The state’s annual operating grant to UConn has averaged about $214 million annually since FY 2010, but the FY 2019 budgeted grant is about $14 million lower than that 10-year average. In fact, it is currently about the same amount as it was in 2005.

As currently presented with the assumption that state aid will remain level, the full cost of attendance to attend UConn Storrs in 2020-21 would be $31,092 for in-state students and $53,760 for out-of-state students.

That includes the new tuition rate along with mandatory fees, plus average room and board. Those figures are currently $3,428 in fees and $13,258 in average room and board, but could change when the 2020-21 figures are determined in spring 2020.

The majority of UConn students do not pay full price for tuition, though. In fact, 63 percent receive gift aid that they do not have to repay, including 27 percent who receive federal Pell Grants.

Fall 2020 will also be the first year of UConn’s new Connecticut Commitment program, which provides free tuition for entering in-state freshmen and transfer students with household incomes of $50,000 or less.

The Connecticut Commitment program had no impact on the proposed tuition increases being presented at the town hall events today and to trustees next week. The tuition plan would be the same even if that financial aid program had not been enacted.

The Connecticut Commitment is among several scholarship initiatives that UConn, along with the UConn Foundation, has either launched or in which it participates to help qualifying students meet their financial needs. They include the $2,000-per-semester President to President Scholarship for transfer students; the Hartford Promise and New Haven Promise programs; and many others awarded by individual schools and colleges.

UConn invests significantly in financial aid to help keep the University affordable and accessible, with about $123.1 million set aside in the current year’s budget specifically to fund institutional aid that students do not have to repay. That’s up 26 percent over the last three years.

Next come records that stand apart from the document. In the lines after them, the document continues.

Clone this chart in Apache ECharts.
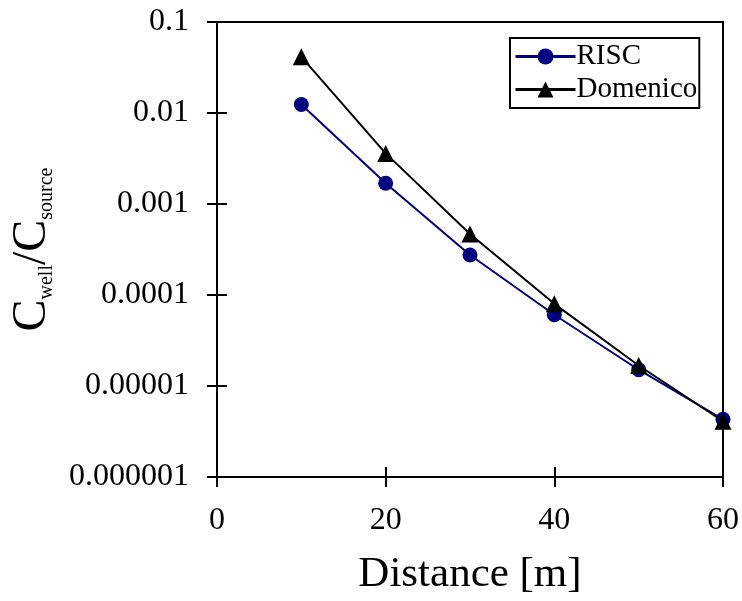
<!DOCTYPE html>
<html>
<head>
<meta charset="utf-8">
<script src="https://cdn.jsdelivr.net/npm/echarts@6/dist/echarts.min.js"></script>
<style>html,body{margin:0;padding:0;background:#fff;}#c{width:742px;height:601px;}</style>
</head>
<body>
<div id="c"></div>
<script>
var distances = [10, 20, 30, 40, 50, 60];
var riscValues = [0.0124, 0.00169, 0.000275, 0.0000607, 0.0000151, 0.0000043];
var domenicoValues = [0.0414, 0.0036, 0.000468, 0.000080, 0.0000168, 0.0000041];
var xTickLabels = ['0', '20', '40', '60'];
var yTickLabels = ['0.000001', '0.00001', '0.0001', '0.001', '0.01', '0.1'];
var seriesNames = ['RISC', 'Domenico'];

var FONT = "'Liberation Serif', 'Times New Roman', serif";
var chart = echarts.init(document.getElementById('c'), null, {renderer: 'canvas'});

function pairs(vals) { return distances.map(function (d, i) { return [d, vals[i]]; }); }
function yLabel(v) {
  var e = Math.round(Math.log10(v));
  return yTickLabels[e + 6];
}
function xLabel(v) { return xTickLabels[Math.round(v / 20)]; }

var option = {
  animation: false,
  backgroundColor: '#fff',
  grid: {left: 217, right: 18, top: 22, bottom: 122, show: true, borderColor: '#000', borderWidth: 2, containLabel: false},
  legend: {
    orient: 'vertical', left: 510, top: 38,
    itemWidth: 60, itemHeight: 20, itemGap: 4,
    padding: [4, 2, 4, 4],
    borderColor: '#000', borderWidth: 2, backgroundColor: '#fff',
    lineStyle: {width: 3},
    textStyle: {fontFamily: FONT, fontSize: 29, color: '#000', padding: [0, 0, 0, -4]},
    data: seriesNames
  },
  xAxis: [{
    type: 'value', min: 0, max: 60, interval: 20, position: 'bottom',
    axisLine: {show: true, lineStyle: {color: '#000', width: 2}},
    axisTick: {show: true, inside: false, length: 10, lineStyle: {color: '#000', width: 2}},
    splitLine: {show: false},
    axisLabel: {formatter: xLabel, fontFamily: FONT, fontSize: 32, color: '#000', margin: 28},
    name: 'Distance [m]', nameLocation: 'middle', nameGap: 76,
    nameTextStyle: {fontFamily: FONT, fontSize: 43, color: '#000'}
  }, {
    type: 'value', min: 0, max: 60, interval: 20, position: 'bottom', offset: 0,
    axisLine: {show: false},
    axisTick: {show: true, inside: true, length: 10, lineStyle: {color: '#000', width: 2}},
    splitLine: {show: false}, axisLabel: {show: false}
  }],
  yAxis: [{
    type: 'log', logBase: 10, min: 0.000001, max: 0.1, interval: 1, position: 'left',
    axisLine: {show: true, lineStyle: {color: '#000', width: 2}},
    axisTick: {show: true, inside: false, length: 10, lineStyle: {color: '#000', width: 2}},
    minorTick: {show: false},
    splitLine: {show: false},
    axisLabel: {formatter: yLabel, fontFamily: FONT, fontSize: 32, color: '#000', margin: 28},
    name: '{c|C}{s|well}{c|/C}{s|source}',
    nameLocation: 'middle', nameGap: 160, nameRotate: 90,
    nameTextStyle: {
      color: '#000',
      rich: {
        c: {fontFamily: FONT, fontSize: 48, lineHeight: 50, color: '#000'},
        s: {fontFamily: FONT, fontSize: 20, lineHeight: 30, verticalAlign: 'bottom', color: '#000'}
      }
    }
  }, {
    type: 'log', logBase: 10, min: 0.000001, max: 0.1, interval: 1, position: 'left', offset: 0,
    axisLine: {show: false},
    axisTick: {show: true, inside: true, length: 10, lineStyle: {color: '#000', width: 2}},
    splitLine: {show: false}, axisLabel: {show: false}
  }],
  series: [{
    name: seriesNames[0], type: 'line', xAxisIndex: 0, yAxisIndex: 0,
    data: pairs(riscValues),
    symbol: 'circle', symbolSize: 15,
    lineStyle: {color: '#000080', width: 2},
    itemStyle: {color: '#000080'},
    z: 3
  }, {
    name: seriesNames[1], type: 'line', xAxisIndex: 0, yAxisIndex: 0,
    data: pairs(domenicoValues),
    symbol: 'triangle', symbolSize: 17,
    lineStyle: {color: '#000', width: 2},
    itemStyle: {color: '#000'},
    z: 4
  }]
};
chart.setOption(option);
</script>
</body>
</html>
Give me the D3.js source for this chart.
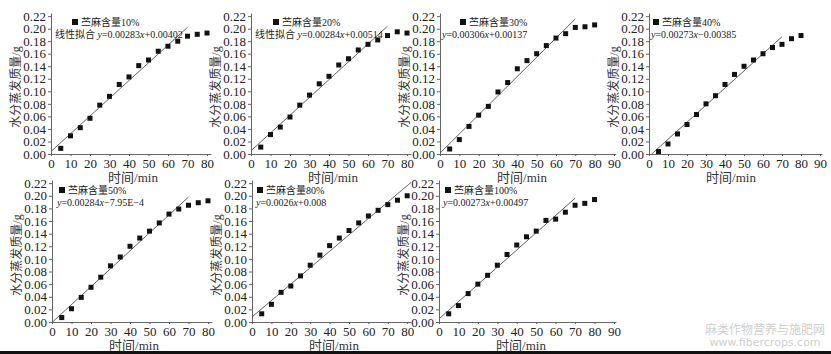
<!DOCTYPE html>
<html>
<head>
<meta charset="utf-8">
<title>水分蒸发质量</title>
<script src="https://cdn.jsdelivr.net/npm/d3@7/dist/d3.min.js"></script>
<style>
  body { margin: 0; background: #fff; }
  svg text { font-family: "Liberation Serif", "Noto Sans CJK SC", serif; fill: #222; }
  .axis path, .axis line { stroke: #555; stroke-width: 0.9; }
  .axis text { font-size: 13px; fill: #222; }
  .fit { fill: none; stroke: #555; stroke-width: 0.9; }
</style>
</head>
<body>
<div id="chart"></div>
<script>
// sampling times (min)
var times = [5, 10, 15, 20, 25, 30, 35, 40, 45, 50, 55, 60, 65, 70, 75, 80];

// evaporated water mass (g) per ramie content
var mass10  = [0.009, 0.029, 0.042, 0.057, 0.078, 0.092, 0.111, 0.123, 0.141, 0.150, 0.164, 0.172, 0.180, 0.188, 0.191, 0.193];
var mass20  = [0.011, 0.031, 0.043, 0.059, 0.078, 0.094, 0.112, 0.124, 0.142, 0.152, 0.166, 0.175, 0.182, 0.189, 0.195, 0.193];
var mass30  = [0.008, 0.023, 0.044, 0.062, 0.076, 0.099, 0.114, 0.136, 0.149, 0.160, 0.173, 0.185, 0.192, 0.202, 0.203, 0.206];
var mass40  = [0.004, 0.016, 0.032, 0.047, 0.063, 0.080, 0.093, 0.111, 0.127, 0.140, 0.150, 0.160, 0.170, 0.175, 0.184, 0.189];
var mass50  = [0.007, 0.021, 0.039, 0.055, 0.071, 0.089, 0.103, 0.120, 0.133, 0.144, 0.157, 0.171, 0.179, 0.185, 0.189, 0.192];
var mass80  = [0.013, 0.028, 0.047, 0.057, 0.073, 0.090, 0.106, 0.121, 0.133, 0.145, 0.157, 0.168, 0.177, 0.186, 0.193, 0.200];
var mass100 = [0.013, 0.026, 0.045, 0.060, 0.074, 0.090, 0.107, 0.122, 0.135, 0.144, 0.161, 0.163, 0.174, 0.185, 0.188, 0.194];

var contents = ["10%", "20%", "30%", "40%", "50%", "80%", "100%"];
var series = [mass10, mass20, mass30, mass40, mass50, mass80, mass100];

// linear fits
var fitSlope = [0.00283, 0.00284, 0.00306, 0.00273, 0.00284, 0.0026, 0.00273];
var fitIntercept = [0.00402, 0.00514, 0.00137, -0.00385, -0.000795, 0.008, 0.00497];
var fitEnd = [70, 70, 70, 70, 70, 82, 70];
var fitPrefix = ["线性拟合 ", "线性拟合 ", "", "", "", "", ""];
var fitText = ["y=0.00283x+0.00402", "y=0.00284x+0.00514", "y=0.00306x+0.00137", "y=0.00273x−0.00385",
               "y=0.00284x−7.95E−4", "y=0.0026x+0.008", "y=0.00273x+0.00497"];

var yTicks = [0, 0.02, 0.04, 0.06, 0.08, 0.10, 0.12, 0.14, 0.16, 0.18, 0.20, 0.22];
var xTicks80 = [0, 10, 20, 30, 40, 50, 60, 70, 80];
var xTicks90 = [0, 10, 20, 30, 40, 50, 60, 70, 80, 90];

var yTitle = "水分蒸发质量/g";
var xTitle = "时间/min";
var legendName = "苎麻含量";

// panel layout (pixels)
var rows = [{ y0: 154, yTop: 13, leg: 22, eq: 34 }, { y0: 322, yTop: 180, leg: 190, eq: 202 }];
var panels = [
  { left: 51,  unit: 1.95,  xMax: 82, row: 0, legDx: 24, eqDx: 4, ticks: xTicks80 },
  { left: 251, unit: 1.95,  xMax: 82, row: 0, legDx: 25, eqDx: 4, ticks: xTicks80 },
  { left: 440, unit: 1.933, xMax: 91, row: 0, legDx: 23, eqDx: 2, ticks: xTicks90 },
  { left: 649, unit: 1.9,   xMax: 91, row: 0, legDx: 7,  eqDx: 2, ticks: xTicks90 },
  { left: 52,  unit: 1.95,  xMax: 82, row: 1, legDx: 10, eqDx: 5, ticks: xTicks80 },
  { left: 252, unit: 1.94,  xMax: 82, row: 1, legDx: 8,  eqDx: 4, ticks: xTicks80 },
  { left: 439, unit: 1.944, xMax: 91, row: 1, legDx: 9,  eqDx: 4, ticks: xTicks90 }
];

var svg = d3.select("#chart").append("svg")
    .attr("width", 831)
    .attr("height", 354);

panels.forEach(function(p, i) {
  var r = rows[p.row];
  var x = d3.scaleLinear().domain([0, p.xMax]).range([p.left, p.left + p.xMax * p.unit]);
  var y = d3.scaleLinear().domain([0, 0.225]).range([r.y0, r.yTop]);
  var g = svg.append("g");

  g.append("g")
      .attr("class", "axis")
      .attr("transform", "translate(0," + r.y0 + ")")
      .call(d3.axisBottom(x).tickValues(p.ticks).tickSize(2).tickSizeOuter(0).tickPadding(3));

  g.append("g")
      .attr("class", "axis")
      .attr("transform", "translate(" + p.left + ",0)")
      .call(d3.axisLeft(y).tickValues(yTicks).tickFormat(d3.format(".2f")).tickSize(3).tickSizeOuter(0).tickPadding(2));

  g.selectAll(".domain").attr("stroke", "#555");

  // fitted line
  var x1 = Math.max(0, -fitIntercept[i] / fitSlope[i]);
  var fitPts = [x1, fitEnd[i]].map(function(t) { return [t, fitSlope[i] * t + fitIntercept[i]]; });
  g.append("path")
      .datum(fitPts)
      .attr("class", "fit")
      .attr("d", d3.line().x(function(d) { return x(d[0]); }).y(function(d) { return y(d[1]); }));

  // points
  g.selectAll("rect.pt")
      .data(series[i])
      .enter().append("rect")
      .attr("class", "pt")
      .attr("x", function(d, j) { return x(times[j]) - 2.5; })
      .attr("y", function(d) { return y(d) - 2.5; })
      .attr("width", 5)
      .attr("height", 5)
      .attr("fill", "#111");

  // legend
  g.append("rect")
      .attr("x", p.left + p.legDx - 3)
      .attr("y", r.leg - 3)
      .attr("width", 6)
      .attr("height", 6)
      .attr("fill", "#111");
  g.append("text")
      .attr("x", p.left + p.legDx + 6)
      .attr("y", r.leg + 3.5)
      .style("font-size", "10px")
      .text(legendName + contents[i]);

  var eq = g.append("text")
      .attr("x", p.left + p.eqDx)
      .attr("y", r.eq + 3.5)
      .style("font-size", "10px");
  if (fitPrefix[i]) eq.append("tspan").text(fitPrefix[i]);
  fitText[i].split(/([xy])/).forEach(function(s) {
    if (!s) return;
    var t = eq.append("tspan").text(s);
    if (s === "x" || s === "y") t.style("font-style", "italic");
  });

  // axis titles
  g.append("text")
      .attr("transform", "translate(" + (p.left - 35) + "," + (r.y0 - 67) + ") rotate(-90)")
      .attr("text-anchor", "middle")
      .attr("dy", "0.35em")
      .style("font-size", "12px")
      .style("fill", "#333")
      .text(yTitle);

  g.append("text")
      .attr("x", p.left + 82)
      .attr("y", r.y0 + 23)
      .attr("text-anchor", "middle")
      .attr("dy", "0.35em")
      .style("font-size", "13px")
      .style("fill", "#333")
      .text(xTitle);
});

// watermark and bottom border
svg.append("text")
    .attr("x", 765).attr("y", 334)
    .attr("text-anchor", "middle")
    .style("font-family", "Noto Sans CJK SC")
    .style("font-size", "12px")
    .style("fill", "#cfcfcf")
    .text("麻类作物营养与施肥网");
svg.append("text")
    .attr("x", 765).attr("y", 346)
    .attr("text-anchor", "middle")
    .style("font-family", "DejaVu Sans")
    .style("font-size", "11px")
    .style("fill", "#cfcfcf")
    .text("www.fibercrops.com");
svg.append("rect")
    .attr("x", 0).attr("y", 351)
    .attr("width", 831).attr("height", 3)
    .attr("fill", "#111");
</script>
</body>
</html>
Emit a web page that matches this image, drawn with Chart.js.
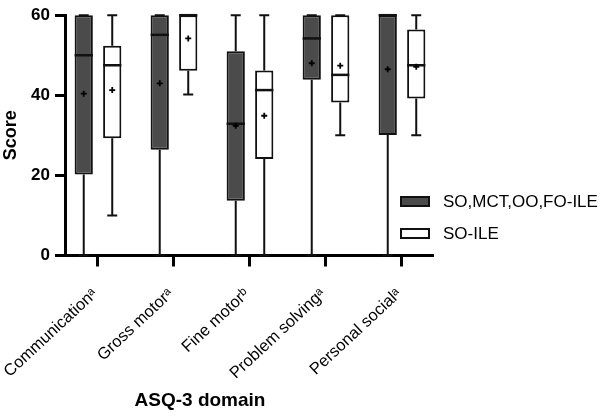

“Access and affordability for our neediest students is a top priority,” said Nathan Fuerst, UConn’s vice president for enrollment planning and management. “Effective financial aid programs are critical to assisting our students in achieving their educational goals, and we anticipate adding to those programs further to continue drawing and retaining those students.”

The tuition proposal purposely used dollar amounts to increase the rates per year rather than percentages. That helps UConn avoid enacting a disproportionately high increase on out-of-state and international students that would put it at a competitive disadvantage to draw highly talented students from other regions.

Because out-of-state tuition is significantly higher than in-state rates, percentage increases that have compounded over time have placed UConn as second only to the University of Vermont among public university competitors in the rates charged to non-resident students.

Connecticut students comprise about 80 percent of UConn’s student body – a ratio that has consistently held for approximately a decade – but UConn also needs to attract talented non-residents, as the number of high school graduates in Connecticut is shrinking.

Without non-residents attending UConn, the in-state tuition rate would have to increase by 56 percent to continue providing the academic quality currently offered.